Jul 17, 2013 8:18AM PDT

Why not power the fans from the power supply instead since motherboard power may have failed. So a direct to main power should keep the fans running while you arrange the RMA.
Bob

- Collapse -
Tried that...
Jul 17, 2013 7:07PM PDT

The CPU cooler still doesn't work even when plugged into the PSU. Also the PSU fan stops for a while then runs sporadically. It seems there is a definite problem with the cpu cooler so I'm gonna get a new CPU cooler for sure, but now I have doubts that both the PSU and Mobo are having problems.

- Collapse -
the PSU fan stops for a while then runs sporadically.
Jul 17, 2013 11:01PM PDT
- Collapse -
Are there any BIOS settings for fans or or off ?
Jul 18, 2013 12:25AM PDT

Maybe the BIOS TEMP thresholds are too high or perhaps you want to turn them "ALWAYS ON" vice being TEMP controlled.

VAPCMD

- Collapse -
You broke it
Jul 18, 2013 1:31AM PDT

You have pushed the PC util it broke. When you OC, you stress and shorten the life cycles of all the devices and components, etc, in other words it can get weird until failure. You may have decent build but once pushed and it seems you had for some time it finally reached a point of no return. You really can't trust anything unless it remains at stable default conditions and since it can't do that, it's broke. Heat stress and over-voltage can do that and basically you have to start from scratch to see what it takes to fix. You can doubt all you want but until you test each item "alone" will you find out and no shortcuts. It's a time consuming process and you may need new parts anyways besides. Go back to basics and check results, if it can't do that you need a new mtrbd. and what else??? As always, I replace the PSU with a better one just to keep it stable and don't forget to balance the load if it needs that.

tada -----Willy Happy

- Collapse -
...no I didn't
Jul 18, 2013 9:19AM PDT

I haven't oc'd anything myself. I bought a custom build pc from a very reputable company. The ram is a Kingston hyper x made to run at the speed it runs at. The i7 2600k is a CPU made to be overclocked, hence the K. The overclock on it has always been moderate, barely pushing it at all. Everything else is at stock level, I have never had my CPU or any other components anything past moderately warm and the usage is never that high. Also voltage has always been stock. So what was that about me pushing my pc?

More than likely it seems to be a PSU failure and I have a feeling the CPU cooler pump has gone, I'm just hoping the motherboard is at least ok...

- Collapse -
Glad you wrote that.
Jul 18, 2013 9:23AM PDT

I was wondering why people thought that it was OK to overclock and why they were flaming folk over the failures. Your post helps me understand the newer PC builders.

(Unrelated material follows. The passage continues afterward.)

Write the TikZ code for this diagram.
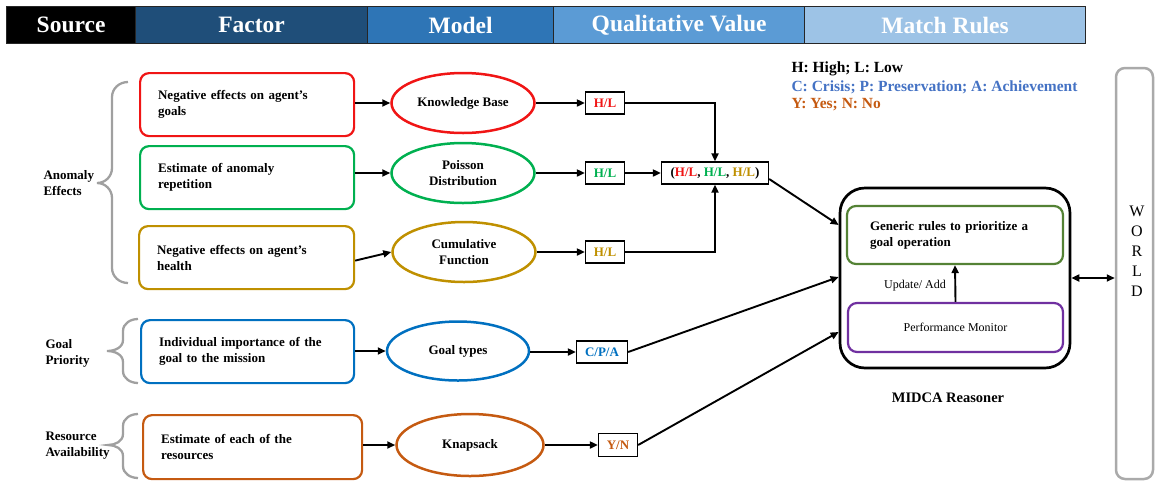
\documentclass[tikz,border=0pt]{standalone}
\usepackage{fontspec}
\setmainfont{Liberation Serif}
\usetikzlibrary{shapes.geometric,arrows.meta,calc}
\definecolor{cred}{HTML}{F01515}
\definecolor{cgreen}{HTML}{00B050}
\definecolor{cgold}{HTML}{BF9000}
\definecolor{cblue}{HTML}{0070C0}
\definecolor{corange}{HTML}{C55A11}
\definecolor{clegblue}{HTML}{4472C4}
\definecolor{colive}{HTML}{548235}
\definecolor{cpurple}{HTML}{7030A0}
\definecolor{cgray}{HTML}{A0A0A0}
\definecolor{hfactor}{HTML}{1F4E79}
\definecolor{hmodel}{HTML}{2E75B6}
\definecolor{hqual}{HTML}{5B9BD5}
\definecolor{hmatch}{HTML}{9DC3E6}
\begin{document}
\begin{tikzpicture}[x=1pt,y=-1pt,
 hdr/.style={draw=black!85,line width=1.2pt,anchor=north west,minimum height=37pt,inner sep=0,text=white,font=\fontsize{23.5}{26}\selectfont\bfseries},
 fbox/.style={draw,line width=2.2pt,rounded corners=9pt,minimum height=63pt,inner xsep=18pt,inner ysep=0pt,align=left,font=\fontsize{13}{16}\selectfont\bfseries,anchor=north west},
 ell/.style={ellipse,draw,line width=2.5pt,inner sep=0pt,minimum width=143pt,minimum height=60pt,align=center,font=\fontsize{13}{16}\selectfont\bfseries},
 qv/.style={draw,line width=1.3pt,inner sep=0pt,minimum height=22pt,font=\fontsize{13}{16}\selectfont\bfseries},
 arr/.style={line width=1.9pt,-{Triangle[length=8pt,width=7pt]}},
 darr/.style={line width=1.9pt,{Triangle[length=8pt,width=7pt]}-{Triangle[length=8pt,width=7pt]}},
 brace/.style={draw=cgray,line width=2.3pt},
 lab/.style={anchor=west,align=left,font=\fontsize{13}{16}\selectfont\bfseries},
 leg/.style={anchor=west,font=\fontsize{15.5}{18}\selectfont\bfseries}]
\useasboundingbox (0,0) rectangle (1155,480);

% header
\node[hdr,fill=black,minimum width=129pt] (hsrc) at (6,6) {Source};
\node[hdr,fill=hfactor,minimum width=232pt] (hfac) at (135,6) {Factor};
\node[hdr,fill=hmodel,minimum width=186pt] (hmod) at (367,6) {Model};
\node[hdr,fill=hqual,minimum width=251pt] (hqv) at (553,6) {Qualitative Value};
\node[hdr,fill=hmatch,minimum width=281pt] (hmr) at (804,6) {Match Rules};

% factor boxes
\node[fbox,draw=cred,minimum width=214pt,text width=178pt] (rb) at (139,72) {Negative effects on agent's\\goals};
\node[fbox,draw=cgreen,minimum width=214pt,text width=178pt] (gb) at (139,145) {Estimate of anomaly\\repetition};
\node[fbox,draw=cgold,minimum width=215pt,text width=179pt] (yb) at (138,225) {Negative effects on agent's\\health};
\node[fbox,draw=cblue,minimum width=213pt,text width=177pt] (bb) at (140,319) {Individual importance of the\\goal to the mission};
\node[fbox,draw=corange,minimum width=219pt,minimum height=64pt,text width=183pt] (ob) at (142,414) {Estimate of each of the\\resources};

% source labels and braces
\node[lab] (lae) at (40,183) {Anomaly\\Effects};
\node[lab] (lgp) at (42,353) {Goal\\Priority};
\node[lab] (lra) at (42,446) {Resource\\Availability};
\draw[brace] (128,82) to[out=180,in=90] (112,97) -- (112,168) to[out=-90,in=0] (97,183) to[out=0,in=90] (112,198) -- (112,268) to[out=-90,in=180] (128,283);
\draw[brace] (138,319) to[out=180,in=90] (123,331) -- (123,340) to[out=-90,in=0] (107,351) to[out=0,in=90] (123,362) -- (123,371) to[out=-90,in=180] (138,383);
\draw[brace] (138,414) to[out=180,in=90] (123,426) -- (123,434) to[out=-90,in=0] (108,445) to[out=0,in=90] (123,456) -- (123,466) to[out=-90,in=180] (138,478);

% models
\node[ell,draw=cred] (kb) at (463,103) {Knowledge Base};
\node[ell,draw=cgreen] (pd) at (463,173) {Poisson\\Distribution};
\node[ell,draw=cgold] (cf) at (464,252) {Cumulative\\Function};
\node[ell,draw=cblue,minimum width=142pt,minimum height=59pt] (gt) at (458,351) {Goal types};
\node[ell,draw=corange,minimum width=147pt,minimum height=62pt] (ks) at (470,445) {Knapsack};

% qualitative values
\node[qv,minimum width=39pt,text=cred] (hl1) at (605,103) {H/L};
\node[qv,minimum width=39pt,text=cgreen] (hl2) at (605,173) {H/L};
\node[qv,minimum width=39pt,text=cgold] (hl3) at (605,252) {H/L};
\node[qv,minimum width=107pt] (comb) at (715,173) {(\textcolor{cred}{H/L}, \textcolor{cgreen}{H/L}, \textcolor{cgold}{H/L})};
\node[qv,minimum width=51pt,text=cblue] (cpa) at (602,352) {C/P/A};
\node[qv,minimum width=39pt,minimum height=23pt,text=corange] (yn) at (618,445) {Y/N};

% legend
\node[leg] (leg1) at (788,69) {H: High; L: Low};
\node[leg,text=clegblue] (leg2) at (788,87) {C: Crisis; P: Preservation; A: Achievement};
\node[leg,text=corange] (leg3) at (788,105) {Y: Yes; N: No};

% MIDCA
\node[draw,line width=2.7pt,rounded corners=25pt,minimum width=230pt,minimum height=180pt] (midca) at (955,278) {};
\node[draw=colive,line width=2.2pt,rounded corners=9pt,minimum width=216pt,minimum height=58pt,inner xsep=23pt,text width=170pt,align=left,font=\fontsize{13}{16}\selectfont\bfseries] (gr) at (955,235) {Generic rules to prioritize a\\goal operation};
\node[draw=cpurple,line width=2.2pt,rounded corners=9pt,minimum width=215pt,minimum height=49pt,font=\fontsize{12}{14}\selectfont] (pm) at (955.5,327.5) {Performance Monitor};
\node[font=\fontsize{12}{14}\selectfont] (upd) at (915,286) {Update/ Add};
\node[font=\fontsize{14.5}{17}\selectfont\bfseries] (mlab) at (948,398) {MIDCA Reasoner};

% world
\node[draw=cgray!90,line width=2.5pt,rounded corners=9pt,minimum width=37pt,minimum height=411pt] (world) at (1134.5,273.5) {};
\node[align=center,font=\fontsize{16}{20}\selectfont] (wtxt) at (1137,251) {W\\O\\R\\L\\D};

% connectors
\draw[arr] (rb.east |- kb.west) -- (kb.west);
\draw[arr] (gb.east |- pd.west) -- (pd.west);
\draw[arr] ([yshift=-3pt]yb.east) -- (cf.west);
\draw[arr] (bb.east |- gt.west) -- (gt.west);
\draw[arr] (ob.east |- ks.west) -- (ks.west);
\draw[arr] (kb.east) -- (hl1.west);
\draw[arr] (pd.east) -- (hl2.west);
\draw[arr] (cf.east) -- (hl3.west);
\draw[arr] (gt.east |- cpa.west) -- (cpa.west);
\draw[arr] (ks.east) -- (yn.west);
\draw[arr] (hl1.east) -| (comb.north);
\draw[arr] (hl2.east) -- (comb.west);
\draw[arr] (hl3.east) -| (comb.south);
\draw[arr] ([yshift=-6pt]comb.east) -- ([yshift=53pt]midca.west);
\draw[arr] (cpa.east) -- ([yshift=1pt]midca.west);
\draw[arr] (yn.east) -- ([yshift=-54pt]midca.west);
\draw[arr] (pm.north) -- (gr.south);
\draw[darr] (midca.east) -- (world.west |- midca.east);
\end{tikzpicture}
\end{document}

Good luck in getting it fixed!

The best clue is the fail that stalls when connected to the PSU. That's not good.
Bob

- Collapse -
No offence intended but...
Jul 18, 2013 9:45AM PDT

I wasn't flaming, just explaining my point. I agree about overclocking but my system has a very slight overclock with no voltage change and only slight clock changes on a CPU that is part of the K family. Meaning unlocked multipliers, meaning much further overclocking. Considering this the clock on my cores is extremely moderate. And I never stress the machine. So how exactly have I been pushing my machine then? Also the psu wattage is far higher than the full draw of my machine.

I don't mind criticism as long as its constructive.

- Collapse -
I wrote that wrong. I meant that fan issue.
Jul 18, 2013 10:09AM PDT

That's your best clue but I found your post to gather some insight on what folk are thinking about overclocking. I didn't judge.